English Key Stage One Speaking


To use storytelling as a way of encouraging children to use more creative and expressive language. The telling of existing stories allows children to focus on the actual language that they use. It gives them a set, but loose, structure in which to explore ways of expressing themselves and gives their imaginations a voice. By attempting to tell a story with a clear beginning, middle and end, a safe environment is provided for children to unconsciously concentrate on the key aims set down by the National Curriculum; they have to speak with clear diction and appropriate intonation, choose their words with precision, organise what they say, focus on the main points of the story, include relevant details and take into account the needs of their listeners.

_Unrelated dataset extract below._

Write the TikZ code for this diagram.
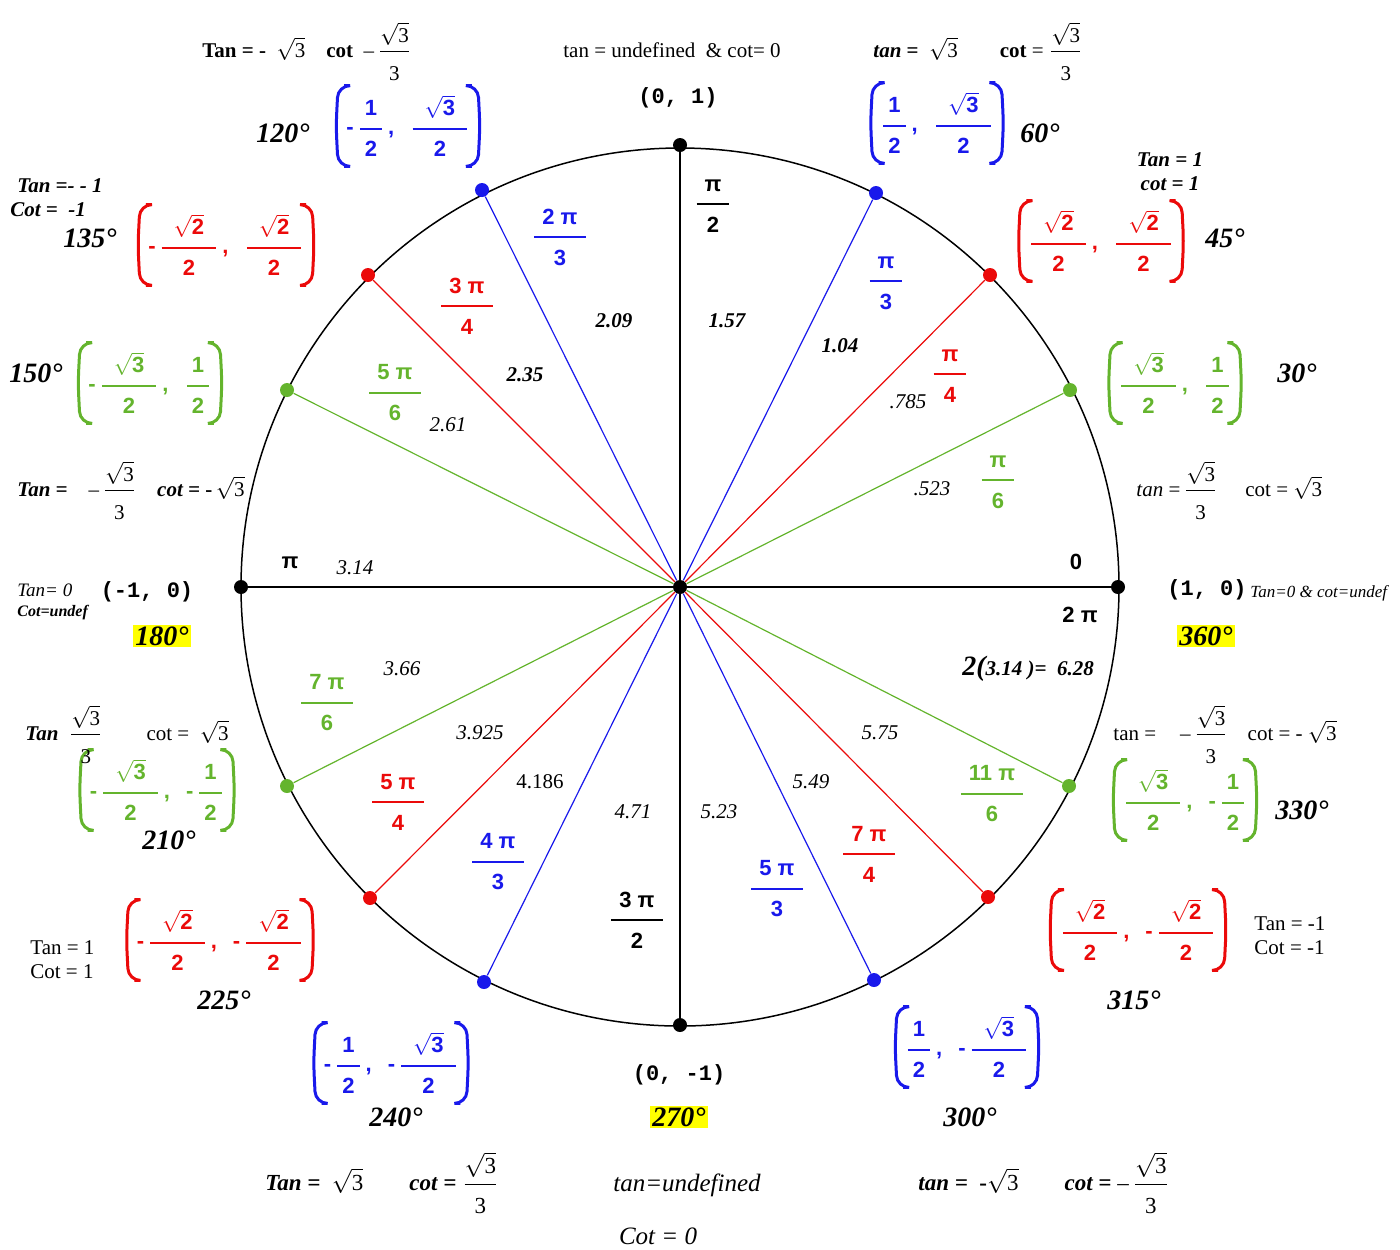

You may choose from the vast number of stories suitable for children at this level, and many children will already be familiar with the basic plots of several commonly known tales. Simple, short stories are used to make it as easy as possible for young children to pick up the bare bones of each story. These come from a wide range of sources from traditional folklore to modern tales by authors like Terry Jones.


The workshop starts with a group discussion about the characters and events in the story. This leads into a tutorial where quick techniques for learning stories are given to the children. Then short, easy stories are handed out for them to tell to the rest of the group. This is done either individually or in small groups depending on the size of the class. A wind down session rounds off the workshop, where the pupils can draw characters, events and places from any of the stories that have been told.